4. Mercantile vessels and other state non-commercial vessels flying the flags of the Russian Federation and Ukraine have free navigation in the Sea of Azov and the Kerch Strait.
5. Russian–Ukrainian cooperation in the spheres of navigation, fisheries, protection of marine environment, ecological safety and life-saving in the Sea of Azov and the Kerch Strait must be implemented on the basis of existing international agreements and by conclusion, in respective cases, of the new ones.

==Commentary==
Russia and Ukraine have been in a dispute over the delimitation of the waters of the Kerch Strait since the Collapse of Soviet Union. The treaty was signed after 2003 Tuzla Island conflict under pressure of Russian seizure of Tuzla Island and the Kerch Strait's navigable channel from Ukraine. According to Jamestown Foundation, the terms of the treaty were disadvantageous to Ukraine.

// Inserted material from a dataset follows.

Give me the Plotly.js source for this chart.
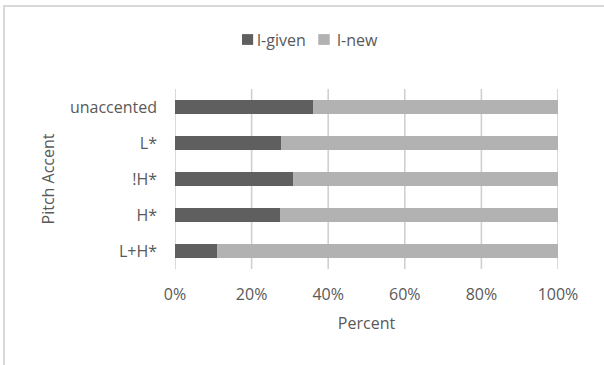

In the context of the 2018 Kerch Strait incident, Sergey Lavrov at a press-conference in Rome said that while the agreement stipulates the free navigation, since the Sea of Azov is the common internal waters, both sides have the right for inspection, which was exercised in the past without any complaints. However, Ukraine already filed arbitral proceedings against Russian Federation on the Law of the Sea including the restrictions on passage of Ukrainian vessels through Kerch Strait and the Sea of Azov as far as 2016. Furthermore, the fact is that 24 sailors and 3 ships remain in the custody of Russia in violation of the agreement.